November 19

Written by Bill Grandi on November 19th, 2018

One of the most convicting passages of Scripture is the one found in Jeremiah 2, especially verse 13: “For my people have committed two evils: they have forsaken me, the fountain of living waters, and hewed out cisterns for themselves, broken cisterns that can hold no water.”

In all honesty, I know Jeremiah could have written that about me in 2018. God has blessed me in so many ways. I’m humbled He would choose to do that. The strange thing is He does that in spite of the fact that he knows my propensity for idol worship. And yet, He still blesses me. I don’t mean that I set up a shrine, but I do have a tendency to latch onto something and pursue it. Whether it be cycling, working out, reading a particular author, buying and working jigsaw puzzles, being a Titanic enthusiast, or something as seemingly as innocent as buying books for study, I can take a good thing and make it “my thing.” Tripp says it well:

A desire for a good thing becomes a bad thing when that desire becomes a ruling thing.

I have had way too many things which are good replace the affections of my heart for God. I have forsaken God and hewed out cisterns which hold no water. It’s not wrong to desire things which are good-spiritual knowledge, theological knowledge, a comfortable way of life, staying fit-but it is devastating when those desires take over and consume me.

“Father, forgive me for my idols and cisterns which are broken. Forgive me when I take a good desire and make it a ruling one. Help me to worship only You.”

 

6 Comments so far ↓

  1. Idolatry, it seems, is something that tempts every last one of us, Bill. Dear Lord, let us place You first in our hearts and minds!
    Blessings!

  2. Ryan S says:

    Typing on phone this morning. Contemplating the devotion this morning. What hitme is how often I come to God when in desperate need. Not that I don’t during times if plenty. Not that I don’t when life is going well… But usually those times are times if simple Thanksgiving. When I am hurting, when I am in need, I cry out to God with intensity. Icry out in desperation. What if, really what if… I were to cry out to God with the same level of intensity when things are going well? What if God wasn’t spending time picking up the broken pieces of my life and putting them back together, but rather taking the life He has blessed me with and then taking the time he saved to open doors for others. I need the same intensity. I think I do carry the idol of blessings on my shoulders. I think bi do spend more time simply thanking God for the blessings he has given me rather than putting those blessings to work for His glory.
    Forgive me Father, I thank you for the second, third, fifth, and hundreth chances to do it the right way.

    • Bill Grandi says:

      I think your reaction is common Ryan. I know I am one who takes the same approach as you describe. Times of ease often mean time to ease off. Times of distress lead me to God for strength and help.
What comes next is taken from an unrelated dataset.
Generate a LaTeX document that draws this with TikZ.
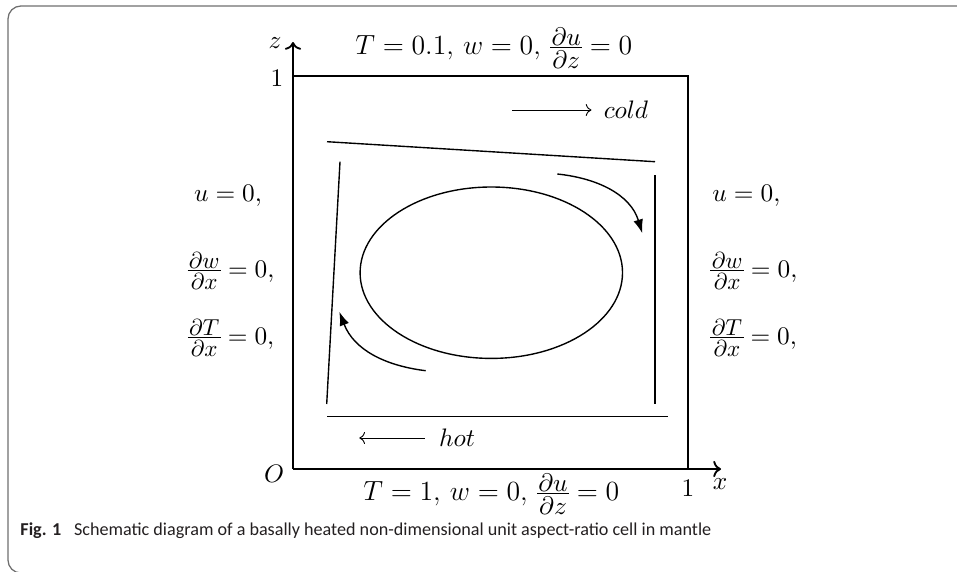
\documentclass[tikz,border=0pt]{standalone}
\usepackage{fontspec}
\usepackage{amsmath,amssymb}
\usetikzlibrary{arrows.meta,positioning}
\newfontfamily\captionfont{Carlito}
\definecolor{frameGray}{RGB}{110,110,110}
\definecolor{captionInk}{RGB}{35,31,32}
% compact partial-derivative fraction, optional size of its parts
\newcommand{\pfrac}[3][10]{\mathord{\vcenter{\offinterlineskip\fontsize{#1}{#1}\selectfont\halign{\hfil\kern.6pt$##$\kern.6pt\hfil\cr #2\cr\noalign{\kern.9pt\hrule height .5pt\kern1.1pt}#3\cr}}}}
\tikzset{
  axisline/.style={line width=.8pt},
  cellline/.style={line width=.6pt},
  flowarrow/.style={line width=.6pt,-{Latex[length=6pt,width=4.2pt]}},
  bclabel/.style={inner sep=0pt,font=\fontsize{10.6}{12.5}\selectfont},
  bcwide/.style={inner sep=0pt,anchor=west,font=\fontsize{12.4}{14.5}\selectfont},
  flowword/.style={font=\fontsize{10.8}{12.5}\selectfont}
}

\begin{document}
\begin{tikzpicture}[x=0.4329pt,y=0.4329pt]
\useasboundingbox (0,0) rectangle (957,571);
\begin{scope}
\clip (0,0) rectangle (957,571);
\draw[frameGray,line width=.55pt,rounded corners=5.6pt] (8,-2) rectangle (1000,565);
\end{scope}
% axes and unit cell
\coordinate (O) at (293,102);
\coordinate (xend) at (721,102);
\coordinate (zend) at (293,529);
\draw[axisline,->] (O) -- (xend);
\draw[axisline,->] (O) -- (zend);
\draw[axisline] (293,495) -| (688,102);
\node[flowword] (lblO) at (274,97) {$O$};
\node[flowword] (lblz) at (275,528) {$z$};
\node[flowword] (lblzone) at (277,493) {$1$};
\node[flowword] (lblxone) at (688,83) {$1$};
\node[flowword] (lblx) at (720,87) {$x$};
% boundary conditions
\node[bcwide] (bctop) at (355,523) {$T=0.1,\, w=0,\, \pfrac[10.6]{\partial u}{\partial z}=0$};
\node[bcwide] (bcbot) at (363,77) {$T=1,\, w=0,\, \pfrac[10.6]{\partial u}{\partial z}=0$};
\node[bclabel] (bcleftu) at (228,375) {$u=0,$};
\node[bclabel] (bcleftw) at (231,300) {$\pfrac[10.2]{\partial w}{\partial x}=0,$};
\node[bclabel] (bcleftT) at (231,233) {$\pfrac[10.2]{\partial T}{\partial x}=0,$};
\node[bclabel,anchor=west] (bcrightu) at (712,375) {$u=0,$};
\node[bclabel,anchor=west] (bcrightw) at (710,300) {$\pfrac[10.2]{\partial w}{\partial x}=0,$};
\node[bclabel,anchor=west] (bcrightT) at (710,233) {$\pfrac[10.2]{\partial T}{\partial x}=0,$};
% cold and hot
\node[flowword] (cold) at (626,461) {$cold$};
\coordinate[left=36pt of cold] (coldtail);
\draw[line width=.4pt,->,shorten >=1.8pt] (coldtail) -- (cold);
\node[flowword] (hot) at (457,133) {$hot$};
\coordinate[left=31pt of hot] (hothead);
\draw[line width=.4pt,->,shorten <=2.7pt] (hot) -- (hothead);
% convection cell
\draw[cellline] (327,429.3) -- (655,409.3);
\draw[cellline] (340,409.3) -- (326.7,167);
\draw[cellline] (655,396) -- (655,167);
\draw[cellline] (327,154.3) -- (668,154.3);
\draw[cellline] (491.3,298.3) ellipse [x radius=56.8pt,y radius=37.1pt];
\draw[flowarrow] (557.3,397) to[out=-6,in=107] (642.3,337.7);
\draw[flowarrow] (425.7,200.3) to[out=173,in=-69] (339.3,259.3);
% caption
\node[anchor=base west,inner sep=0pt,text=captionInk] (caption) at (20,36)
  {\captionfont\fontsize{7.85}{9.4}\selectfont\textbf{Fig. 1}\hspace{0.7em}Schematic diagram of a basally heated non-dimensional unit aspect-ratio cell in mantle};
\end{tikzpicture}
\end{document}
  3. A desire for a good thing becomes a bad thing when that desire becomes a ruling thing. Your post hit home brother. I often struggle with good idols, family, friends, books, ministry. We have a down time right now from traveling and its easy to just coast through these times and not daily connect with Him. So very thankful for His grace and ever loving me no matter where my heart is. Happy Thanksgiving brother.

    • Bill Grandi says:

      i struggle with those good idols also Betty. Seeing nothing wrong with them I allow them to take over. Bad move. I’m with you in this struggle. Thanks for the comment. Have a grateful Thanksgiving also.